» **Stated problem**:
Take the line containing "Emit a Python", the line containing "import matplotlib.pyplot as plt", and all lines between them, and transcribe them exactly. Leave out pictures.

---------- Data provided

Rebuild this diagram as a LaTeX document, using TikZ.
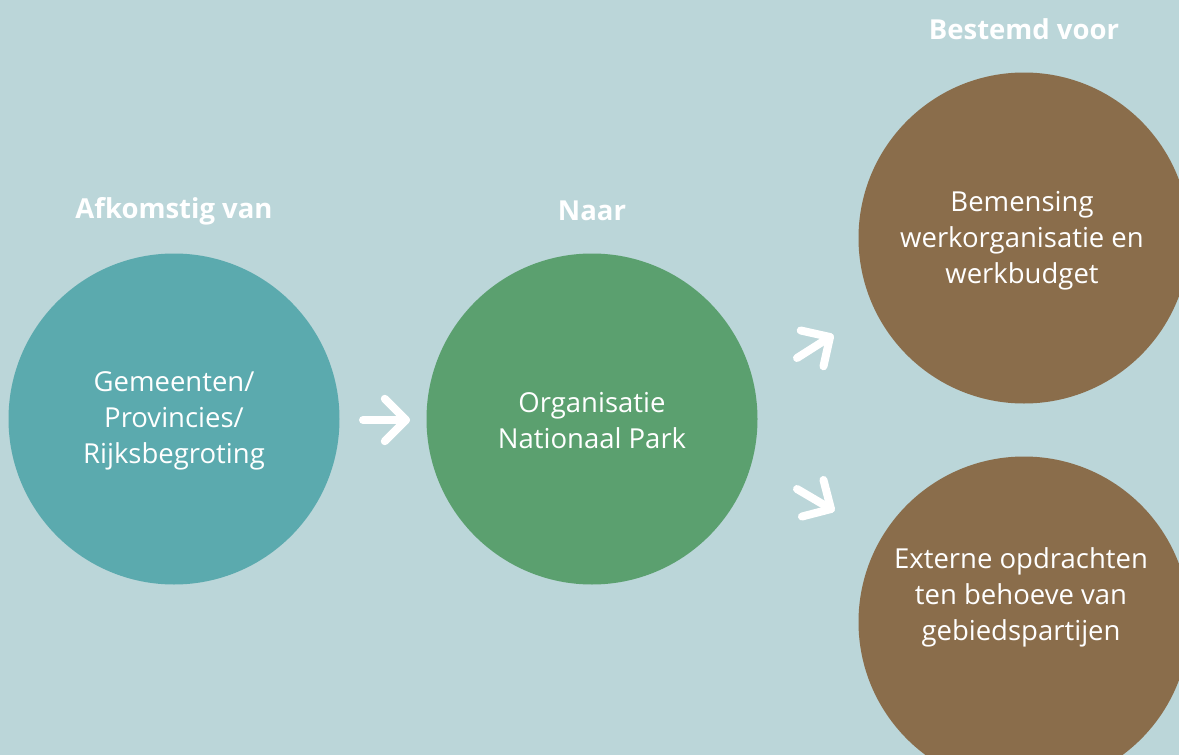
\documentclass[tikz,border=0pt]{standalone}
\usepackage{fontspec}
\setmainfont{Open Sans}
\usetikzlibrary{calc}
\definecolor{bgc}{HTML}{BBD6D9}
\definecolor{tealc}{HTML}{5BAAAE}
\definecolor{greenc}{HTML}{5BA06F}
\definecolor{brownc}{HTML}{8A6D4B}
\tikzset{
  disc/.style={circle, minimum size=331pt, inner sep=0pt},
  lbl/.style={text=white, align=center, font=\fontsize{27.5}{36}\selectfont},
  hdr/.style={text=white, font=\bfseries\fontsize{27.5}{32}\selectfont},
  arr/.style={draw=white, line width=8pt, line cap=round, line join=round}
}
\begin{document}
\begin{tikzpicture}[x=1pt,y=-1pt]
\useasboundingbox (0,0) rectangle (1179,755);
\fill[bgc] (0,0) rectangle (1179,755);
\begin{scope}
\clip (0,0) rectangle (1179,755);
\node[disc, fill=tealc] (src) at (174,419) {};
\node[disc, fill=greenc] (org) at (592,419) {};
\node[disc, fill=brownc] (staff) at (1024,238) {};
\node[disc, fill=brownc] (ext) at (1024,622) {};
\end{scope}
\node[lbl] (srct) at (174,421) {Gemeenten/\\Provincies/\\Rijksbegroting};
\node[lbl] (orgt) at (592,421) {Organisatie\\Nationaal Park};
\node[lbl] (stafft) at (1022,241) {Bemensing\\werkorganisatie en\\werkbudget};
\node[lbl] (extt) at (1021,597) {Externe opdrachten\\ten behoeve van\\gebiedspartijen};
\node[hdr] (h1) at (174,211) {Afkomstig van};
\node[hdr] (h2) at (592,211) {Naar};
\node[hdr] (h3) at (1024,29) {Bestemd voor};
% arrows
\coordinate (a1s) at (363,420);
\coordinate (a1e) at (406,420);
\coordinate (a2s) at (797,358);
\coordinate (a2e) at (830,337);
\coordinate (a3s) at (797,489);
\coordinate (a3e) at (831,509);
\foreach \s/\e in {a1s/a1e, a2s/a2e, a3s/a3e}{
  \draw[arr] (\s) -- (\e);
  \draw[arr] ($(\e)!30pt!45:(\s)$) -- (\e) -- ($(\e)!30pt!-45:(\s)$);
}
\end{tikzpicture}
\end{document}
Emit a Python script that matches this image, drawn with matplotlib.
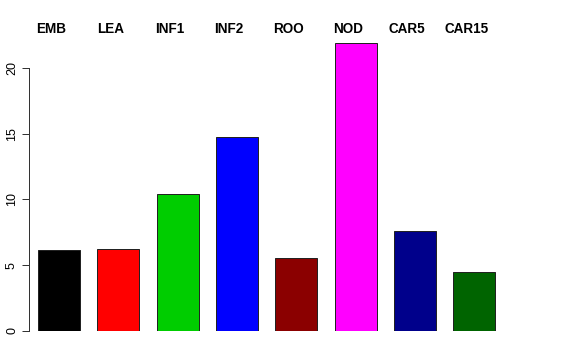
import matplotlib
matplotlib.use("Agg")
import matplotlib.pyplot as plt

categories = ["EMB", "LEA", "INF1", "INF2", "ROO", "NOD", "CAR5", "CAR15"]
values = [6.18, 6.23, 10.42, 14.73, 5.55, 21.9, 7.58, 4.46]
colors = ["#000000", "#FF0000", "#00CD00", "#0000FF", "#8B0000", "#FF00FF", "#00008B", "#006400"]
yticks = [0, 5, 10, 15, 20]

plt.rcParams['font.family'] = ['Liberation Sans', 'DejaVu Sans']

W, H = 576, 360
fig = plt.figure(figsize=(W / 72, H / 72), dpi=72)
left_px, right_px, bottom_px, top_px = 29, 540, 331, 20
ax = fig.add_axes([left_px / W, (H - bottom_px) / H,
                   (right_px - left_px) / W, (bottom_px - top_px) / H])

xs = list(range(len(categories)))
ax.bar(xs, values, width=0.708, color=colors, edgecolor="#222222", linewidth=1)

px_per_x = 59.33
x0 = 59.15
ax.set_xlim((left_px - x0) / px_per_x, (right_px - x0) / px_per_x)
px_per_y = 13.15
ax.set_ylim(0, (bottom_px - top_px) / px_per_y)

for s in ["top", "right", "bottom"]:
    ax.spines[s].set_visible(False)
ax.spines["left"].set_bounds(0, 20)
ax.spines["left"].set_linewidth(1)
ax.spines["left"].set_color("#333333")
ax.set_xticks([])
ax.set_yticks(yticks)
ax.set_yticklabels([str(t) for t in yticks], rotation=90, va="center", fontsize=12.5)
ax.tick_params(axis="y", length=7, width=1, pad=4, color="#333333")

label_y = (bottom_px - 29) / px_per_y
for x, c in zip(xs, categories):
    ax.text(x - 8 / px_per_x, label_y, c, ha="center", va="center",
            fontsize=13.5, fontweight="bold", clip_on=False)

fig.savefig("out.png", dpi=72)
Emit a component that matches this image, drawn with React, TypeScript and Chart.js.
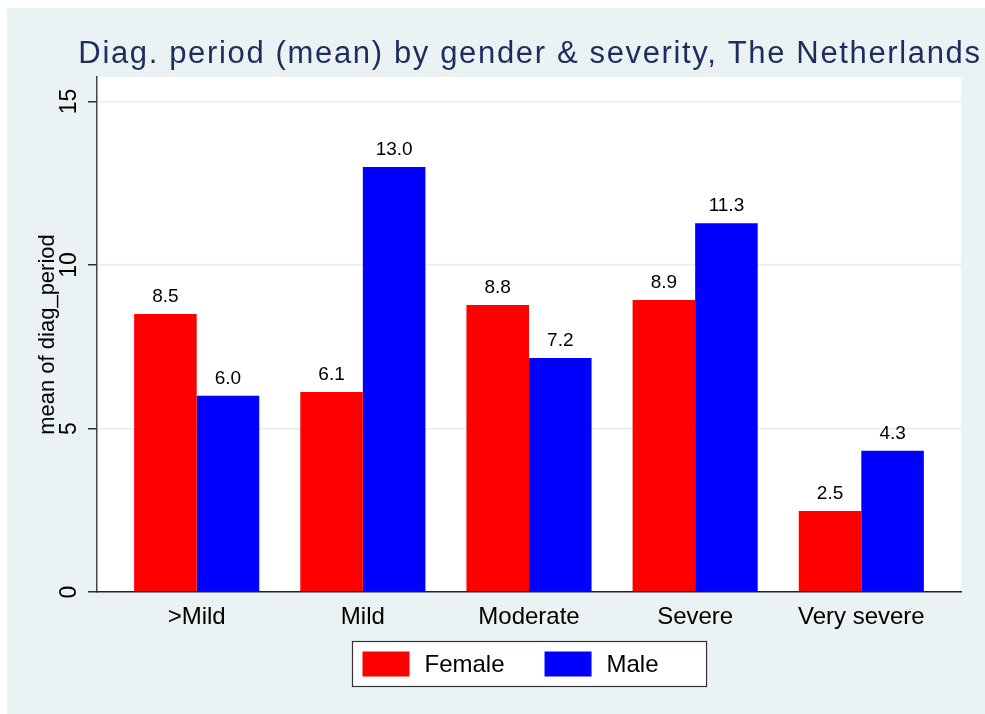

--------------------

» **Expected output**:
Emit a Python script that matches this image, drawn with matplotlib.
import matplotlib
matplotlib.use("Agg")
import matplotlib.pyplot as plt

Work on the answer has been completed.